I went to my doctor at the time, who – after a series of tests – told me it was all in my head. I am not making that up. That is what the doctor told me. And, because he was wearing a lab coat, I believed him. And that made me feel worse.

To be honest, I don’t remember much about what I did during the time that I felt so tired. Perhaps that’s because my life then was more about what I was not doing. One thing I know is that it was during this period that I quit my band. I had been able to pull it together every time we had a show, and yet in the end I was just so tired. Looking back, it was one of the worst decisions I could have made – that was one of the few high points in my days, band practice and shows – but I didn’t know that then. Instead, I quit the band and spiralled.

At some point in 1999, I eventually decided my doctor might not have all the answers and I started seeing a naturopath. I paid (dearly) for those appointments – not covered by insurance, naturally – but they did tests differently and told me I had a thyroid disorder. I was hypothyroid, he said. Severely so. He put me on the first dose of synthetic thyroid of my life, a medication I’ve been on in one form or another ever since.

He saved my life.

I had had moments in my teen years when I had suicidal thoughts, but it wasn’t until 1998 that I think I truly understood why someone would want to end their life. The lows were so low, there seemed to be absolutely no way out – or an “out” I could even see or work toward. When I started taking those pills, I only had to wait a few weeks before I felt like I could climb mountains. Later in 1999, I actually did climb mountains – literally – when I walked up Alps and Pyrenees to watch stages of the Tour de France. I could never have contemplated doing that the year before, and I cried when I looked out over the valley of the first mountain of the trip. I had come so far.

I have changed doctors over the years, but an endocrinologist has been on my medical roster since 1999. I see my endocrinologist more often than I see any other doctor in my life, getting my blood tested up to six times a year to make sure the medication is at the right amount. The dosage of my medication has changed periodically, but only incrementally. Overall, while I’m still not what you’d describe as an energetic person, I’ve led what feels to me like a normal life since 1999. A normal life that felt something like a miracle at the time.

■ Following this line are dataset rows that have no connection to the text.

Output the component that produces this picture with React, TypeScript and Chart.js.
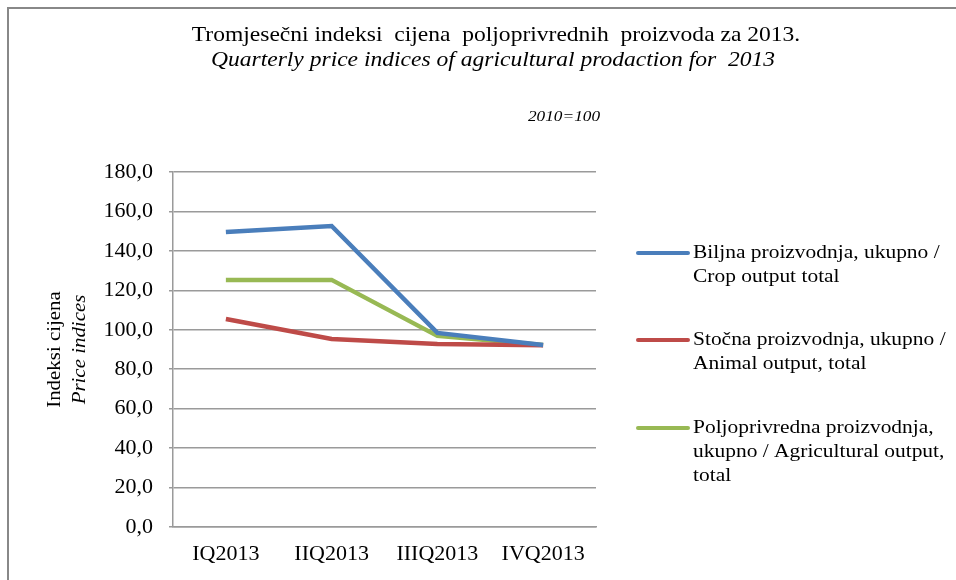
import React, { useEffect, useRef } from "react";
import { Chart, registerables } from "chart.js";

Chart.register(...registerables);

const categories = ["IQ2013", "IIQ2013", "IIIQ2013", "IVQ2013"];
const cropValues = [149.6, 152.6, 98.4, 92.3];
const animalValues = [105.5, 95.3, 92.8, 92.1];
const agriValues = [125.3, 125.3, 96.9, 92.3];
const seriesLabels = [
  "Biljna proizvodnja, ukupno / Crop output total",
  "Stočna proizvodnja, ukupno / Animal output, total",
  "Poljoprivredna proizvodnja, ukupno / Agricultural output, total",
];
const legendLines = [
  ["Biljna proizvodnja, ukupno /", "Crop output total"],
  ["Stočna proizvodnja, ukupno /", "Animal output, total"],
  ["Poljoprivredna proizvodnja,", "ukupno / Agricultural output,", "total"],
];
const seriesColors = ["#4a7ebb", "#be4b48", "#98b954"];
const titleLine1 = "Tromjesečni indeksi  cijena  poljoprivrednih  proizvoda za 2013.";
const titleLine2 = "Quarterly price indices of agricultural prodaction for  2013";
const baseNote = "2010=100";
const yTitle1 = "Indeksi cijena";
const yTitle2 = "Price indices";
const yMin = 0;
const yMax = 180;
const yStep = 20;

const SERIF = "'Liberation Serif', 'Times New Roman', serif";

function drawText(
  ctx: CanvasRenderingContext2D,
  text: string,
  x: number,
  y: number,
  font: string,
  sx: number,
  align: CanvasTextAlign
) {
  ctx.save();
  ctx.font = font;
  ctx.textAlign = align;
  ctx.textBaseline = "middle";
  ctx.translate(x, y);
  ctx.scale(sx, 1);
  ctx.fillText(text, 0, 0);
  ctx.restore();
}

const decorPlugin = {
  id: "decor",
  beforeDraw(chart: any) {
    const ctx = chart.ctx;
    ctx.save();
    ctx.fillStyle = "#ffffff";
    ctx.fillRect(0, 0, chart.width, chart.height);
    ctx.restore();
  },
  afterDraw(chart: any) {
    const ctx = chart.ctx;
    const area = chart.chartArea;
    ctx.save();
    ctx.strokeStyle = "#888888";
    ctx.lineWidth = 2;
    ctx.beginPath();
    ctx.moveTo(8, chart.height);
    ctx.lineTo(8, 8);
    ctx.lineTo(chart.width, 8);
    ctx.stroke();

    ctx.fillStyle = "#000";
    drawText(ctx, titleLine1, 496, 35, `22px ${SERIF}`, 1.07, "center");
    drawText(ctx, titleLine2, 493, 60, `italic 22px ${SERIF}`, 1.07, "center");
    drawText(ctx, baseNote, 564, 117, `italic 15px ${SERIF}`, 1.15, "center");

    const midY = (area.top + area.bottom) / 2;
    ctx.save();
    ctx.translate(55, midY);
    ctx.rotate(-Math.PI / 2);
    drawText(ctx, yTitle1, 0, 0, `19px ${SERIF}`, 1.1, "center");
    ctx.restore();
    ctx.save();
    ctx.translate(80, midY);
    ctx.rotate(-Math.PI / 2);
    drawText(ctx, yTitle2, 0, 0, `italic 19px ${SERIF}`, 1.1, "center");
    ctx.restore();

    const startYs = [253, 340, 428];
    const lineH = 24;
    chart.data.datasets.forEach((ds: any, i: number) => {
      const y0 = startYs[i];
      ctx.strokeStyle = ds.borderColor;
      ctx.lineWidth = 4;
      ctx.lineCap = "round";
      ctx.beginPath();
      ctx.moveTo(638, y0);
      ctx.lineTo(688, y0);
      ctx.stroke();
      ctx.fillStyle = "#000";
      legendLines[i].forEach((t, j) =>
        drawText(ctx, t, 693, y0 + j * lineH, `19.5px ${SERIF}`, 1.1, "left")
      );
    });
    ctx.restore();
  },
};

export default function App() {
  const ref = useRef<HTMLCanvasElement>(null);
  useEffect(() => {
    document.body.style.margin = "0";
    const values = [cropValues, animalValues, agriValues];
    const chart = new Chart(ref.current!, {
      type: "line",
      data: {
        labels: categories,
        datasets: values.map((v, i) => ({
          label: seriesLabels[i],
          data: v,
          borderColor: seriesColors[i],
          backgroundColor: seriesColors[i],
          borderWidth: 4.5,
          pointRadius: 0,
          tension: 0,
          fill: false,
        })),
      },
      options: {
        animation: false,
        responsive: false,
        devicePixelRatio: 1,
        layout: { padding: { top: 172, right: 360, bottom: 0, left: 0 } },
        plugins: {
          legend: { display: false },
          title: { display: false },
          tooltip: { enabled: false },
        },
        scales: {
          x: {
            offset: true,
            grid: { display: false, drawTicks: false },
            border: { display: true, color: "#9a9a9a", width: 1.5 },
            ticks: {
              color: "#000",
              font: { family: SERIF, size: 22 },
              padding: 14,
              maxRotation: 0,
              autoSkip: false,
            },
            afterFit: (s: any) => {
              s.height = 53;
              s.paddingLeft = 0;
              s.paddingRight = 0;
            },
          },
          y: {
            min: yMin,
            max: yMax,
            grid: { color: "#9a9a9a", lineWidth: 1.5, tickLength: 4 },
            border: { display: true, color: "#9a9a9a", width: 1.5 },
            ticks: {
              stepSize: yStep,
              color: "#000",
              font: { family: SERIF, size: 22 },
              padding: 16,
              callback: (v: any) => Number(v).toFixed(1).replace(".", ","),
            },
            afterFit: (s: any) => {
              s.width = 173;
              s.paddingTop = 0;
              s.paddingBottom = 0;
            },
          },
        },
      },
      plugins: [decorPlugin],
    });
    return () => chart.destroy();
  }, []);
  return <canvas ref={ref} width={956} height={580} style={{ display: "block" }} />;
}
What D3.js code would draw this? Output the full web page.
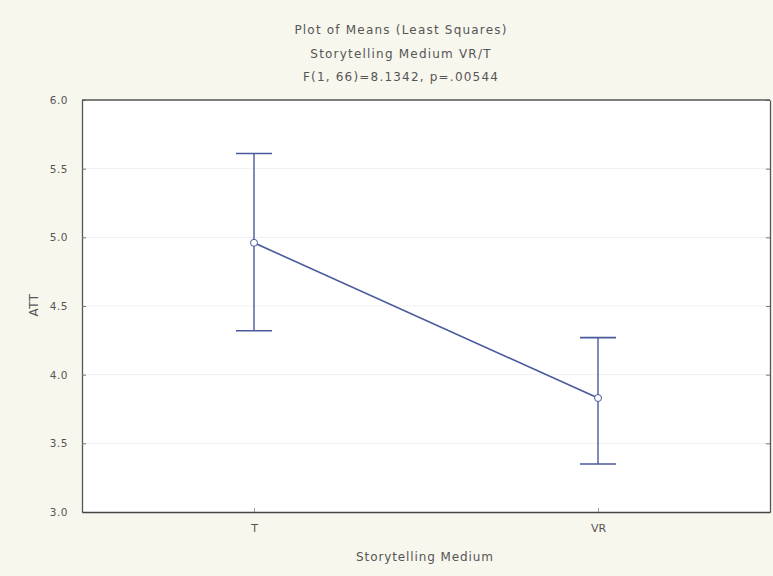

About two months ago, however, I changed the medication I’d been taking, and the dosage was so wildly different from the other drug that (as it turns out) I was taking a much lower dose than I should have been for the first month. As a result, I have spent the last few weeks in a haze. It’s not as bad as it was in 1998 – not by a long shot – but it has the same color, the same flavor. I’ve been exhausted, spacey, unable to focus, and depressed. I know it’s temporary. I started taking a higher dosage of the medication last week, so it’s only a matter of time before that kicks in and I start to feel more normal, but in the meantime I’m dragging around concrete boots everywhere I go.

I apologize if I’ve sounded “off” in any conversation I’ve had with you recently, or if I’ve been slow to respond to email. I’m not myself. It’s an unsettling feeling. The good news is that, unlike in 1998, this time I know that I will feel like myself again – eventually.